Key in the mix in Iowa were youthful and first-time voters; individuals whose presidential recollections were largely named Bush and Clinton. Quite simply put, even with similar voting records, standing side by side before a country poised for change; a country tired of paying more than $3 a gallon for gas, a country tired of a war in Iraq that has already run 13 months longer than our involvement in World War II, a country losing their homes to foreclosure while working two and three jobs to keep up; standing before that country, Obama looked, sounded and felt much more like change, in Iowa.

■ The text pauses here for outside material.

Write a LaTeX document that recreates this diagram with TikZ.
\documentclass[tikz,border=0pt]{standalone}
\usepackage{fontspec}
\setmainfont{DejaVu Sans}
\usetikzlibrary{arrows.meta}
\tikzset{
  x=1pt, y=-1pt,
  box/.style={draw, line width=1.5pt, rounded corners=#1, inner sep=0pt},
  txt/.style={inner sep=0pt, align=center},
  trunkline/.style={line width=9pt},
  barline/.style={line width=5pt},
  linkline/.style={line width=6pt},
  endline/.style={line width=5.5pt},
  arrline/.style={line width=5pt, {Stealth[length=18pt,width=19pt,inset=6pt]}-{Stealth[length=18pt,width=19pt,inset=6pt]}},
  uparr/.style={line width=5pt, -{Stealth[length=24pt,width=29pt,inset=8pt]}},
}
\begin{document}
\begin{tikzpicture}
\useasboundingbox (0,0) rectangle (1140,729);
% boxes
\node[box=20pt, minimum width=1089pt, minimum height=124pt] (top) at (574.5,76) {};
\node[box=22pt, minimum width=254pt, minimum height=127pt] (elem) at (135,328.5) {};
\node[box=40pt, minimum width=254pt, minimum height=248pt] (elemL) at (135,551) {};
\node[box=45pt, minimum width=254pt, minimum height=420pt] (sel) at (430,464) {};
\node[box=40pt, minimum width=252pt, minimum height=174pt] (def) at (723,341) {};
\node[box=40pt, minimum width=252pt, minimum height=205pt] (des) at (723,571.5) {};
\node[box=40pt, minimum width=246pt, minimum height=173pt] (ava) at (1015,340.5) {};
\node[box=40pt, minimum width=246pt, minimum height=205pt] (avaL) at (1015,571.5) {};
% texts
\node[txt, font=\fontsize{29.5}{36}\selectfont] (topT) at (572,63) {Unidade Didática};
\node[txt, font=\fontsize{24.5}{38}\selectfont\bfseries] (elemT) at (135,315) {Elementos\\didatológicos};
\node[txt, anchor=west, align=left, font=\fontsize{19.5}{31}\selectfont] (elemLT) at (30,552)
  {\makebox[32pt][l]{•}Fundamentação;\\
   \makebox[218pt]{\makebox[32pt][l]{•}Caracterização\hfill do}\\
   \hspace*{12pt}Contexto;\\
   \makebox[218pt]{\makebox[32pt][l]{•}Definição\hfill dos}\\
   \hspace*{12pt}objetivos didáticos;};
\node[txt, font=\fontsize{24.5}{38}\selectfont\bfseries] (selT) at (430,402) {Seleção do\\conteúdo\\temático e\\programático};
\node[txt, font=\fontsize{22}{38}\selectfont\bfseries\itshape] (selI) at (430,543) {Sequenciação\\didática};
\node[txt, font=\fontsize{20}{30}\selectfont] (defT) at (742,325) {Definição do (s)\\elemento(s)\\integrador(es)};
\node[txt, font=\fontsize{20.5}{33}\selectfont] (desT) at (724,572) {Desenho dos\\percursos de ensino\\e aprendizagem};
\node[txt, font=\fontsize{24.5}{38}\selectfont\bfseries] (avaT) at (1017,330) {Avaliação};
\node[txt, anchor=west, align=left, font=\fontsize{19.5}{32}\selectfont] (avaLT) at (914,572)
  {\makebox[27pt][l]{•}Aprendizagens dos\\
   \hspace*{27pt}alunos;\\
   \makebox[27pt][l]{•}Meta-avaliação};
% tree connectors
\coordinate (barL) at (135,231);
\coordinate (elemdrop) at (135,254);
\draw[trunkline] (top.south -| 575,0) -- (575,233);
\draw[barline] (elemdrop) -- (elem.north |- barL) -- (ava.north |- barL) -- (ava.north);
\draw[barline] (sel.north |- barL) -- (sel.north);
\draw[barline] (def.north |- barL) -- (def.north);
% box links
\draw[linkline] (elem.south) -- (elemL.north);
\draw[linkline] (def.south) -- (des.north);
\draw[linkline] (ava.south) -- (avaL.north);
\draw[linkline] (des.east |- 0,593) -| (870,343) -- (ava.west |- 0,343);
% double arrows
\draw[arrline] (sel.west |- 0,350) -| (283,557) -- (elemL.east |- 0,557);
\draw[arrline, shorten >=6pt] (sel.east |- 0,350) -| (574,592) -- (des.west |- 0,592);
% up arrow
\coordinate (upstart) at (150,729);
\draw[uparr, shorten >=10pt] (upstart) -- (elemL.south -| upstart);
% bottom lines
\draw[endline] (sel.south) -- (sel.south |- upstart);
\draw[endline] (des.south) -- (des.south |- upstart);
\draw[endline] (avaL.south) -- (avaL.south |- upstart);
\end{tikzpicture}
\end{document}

He looked more like change as a youthful Black husband and father, than she did, a middle-aged White woman. He sounded more like change, more anti-Establishment, more anti-Bush/Cheney, more anti-war. Hillary had been too centrist, too generic, too unimaginative in her declarations. She did not make a compelling argument, nor did she present a convincing image of one who would make a complete break with
all that middle-class America wants to put behind it.

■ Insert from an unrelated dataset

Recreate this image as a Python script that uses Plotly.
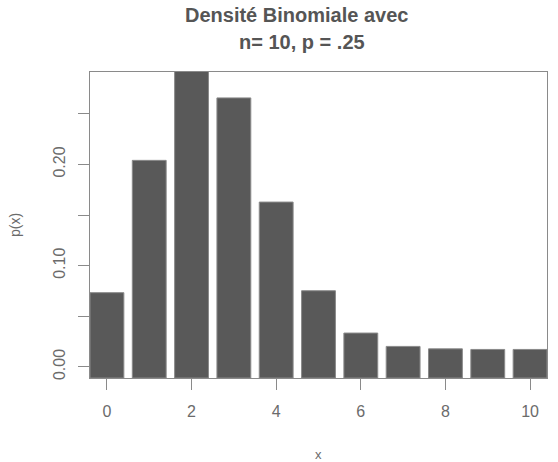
import plotly.graph_objects as go

# data
x_vals = [0, 1, 2, 3, 4, 5, 6, 7, 8, 9, 10]
p_x = [0.0733, 0.204, 0.300, 0.2657, 0.1628, 0.0752, 0.0334, 0.0202, 0.0178, 0.0172, 0.0172]
y_tickvals = [0.0, 0.05, 0.10, 0.15, 0.20, 0.25]
y_ticktext = ["0.00", "", "0.10", "", "0.20", ""]
x_tickvals = [0, 2, 4, 6, 8, 10]
title_line1 = "Densité Binomiale avec"
title_line2 = "n= 10, p = .25"

FONT = "Liberation Sans, Arial, Helvetica, sans-serif"
base = -0.011

fig = go.Figure(go.Bar(
    x=x_vals,
    y=[v - base for v in p_x],
    base=base,
    width=0.8,
    marker=dict(color="#595959", line=dict(color="#8a8a8a", width=1)),
))

fig.update_layout(
    width=558, height=462,
    margin=dict(l=90, r=11, t=72, b=84),
    paper_bgcolor="white", plot_bgcolor="white",
    showlegend=False,
    font=dict(family=FONT, color="#6b6b6b"),
    xaxis=dict(
        range=[-0.4, 10.4], tickvals=x_tickvals,
        showgrid=False, zeroline=False,
        showline=True, mirror=True, linecolor="#8a8a8a", linewidth=1,
        ticks="outside", ticklen=11, tickcolor="#8a8a8a", tickwidth=1,
        tickfont=dict(size=16, color="#6b6b6b"), ticklabelstandoff=8,
    ),
    yaxis=dict(
        range=[base, 0.2913], tickvals=y_tickvals, ticktext=y_ticktext,
        showgrid=False, zeroline=False,
        showline=True, mirror=True, linecolor="#8a8a8a", linewidth=1,
        ticks="outside", ticklen=11, tickcolor="#8a8a8a", tickwidth=1,
        tickangle=-90, tickfont=dict(size=16, color="#6b6b6b"), ticklabelstandoff=7,
    ),
    annotations=[
        dict(text="<b>" + title_line1 + "</b>", xref="paper", yref="paper",
             x=(296 - 90) / 456.7, y=1, yshift=57.5, xanchor="center", yanchor="middle",
             showarrow=False, font=dict(size=20, color="#555555")),
        dict(text="<b>" + title_line2 + "</b>", xref="paper", yref="paper",
             x=(302 - 90) / 456.7, y=1, yshift=30.5, xanchor="center", yanchor="middle",
             showarrow=False, font=dict(size=20, color="#555555")),
        dict(text="x", xref="paper", yref="paper", x=0.5, y=0, yshift=-76,
             xanchor="center", yanchor="middle", showarrow=False,
             font=dict(size=13, color="#6b6b6b")),
        dict(text="p(x)", xref="paper", yref="paper", x=0, y=0.5, xshift=-75,
             xanchor="center", yanchor="middle", textangle=-90, showarrow=False,
             font=dict(size=14, color="#6b6b6b")),
    ],
)

fig.write_html("out.html")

Beyond the uninspiring image problem she failed to overcome, her reality had recently been unhelpful to her as well. From our perspective, it would appear that what we had seen lately had been less and less of the real Hillary and more and more of what her handlers and strategists wanted her to come off as. The real Hillary had impressed us two years ago as a good listener and a very intelligent individual with enough
personal power to be a great President. Unfortunately, the Senator who came out two years ago for the candidacies of Tony Castro, for Westchester District Attorney, and Chuck Lesnick in the race for Yonkers City Council President, was totally absent when called upon by Dennis Robertson, running for Mayor of that same city just two months ago.

Whether Andy Spano, who promised Dennis $25,000 and never delivered, influenced her, or her own campaign advisors in New York City, who had been contacted, failed to inform her, was really not the point. One way or another, neither Hillary, nor Bill, nor anyone from that camp, raised a finger to help a Democrat running for Mayor of the fourth largest city in her home state, the largest municipality in her
home county. That was bad advice, whatever the source. That was not the Hillary we had come to know.


What Went Right...

We believe Hillary needed that bruising finish in Iowa to realize, if only just in time, that the people of New Hampshire would be there for her if they were convinced she was there for them, passionately, explicitly, and yes, a little vulnerably. She got back on track in the debate Saturday night, January 5th, when she fought off both Obama and Edwards with strength and with facts. She left no doubt that, yes, she was
a real woman with feeling and emotion, but she could take on the guys convincingly. She won three days later in New Hampshire because, as she said in her opening remarks at 11pm Tuesday night, “I listened to you and, in the process, I found my own voice.”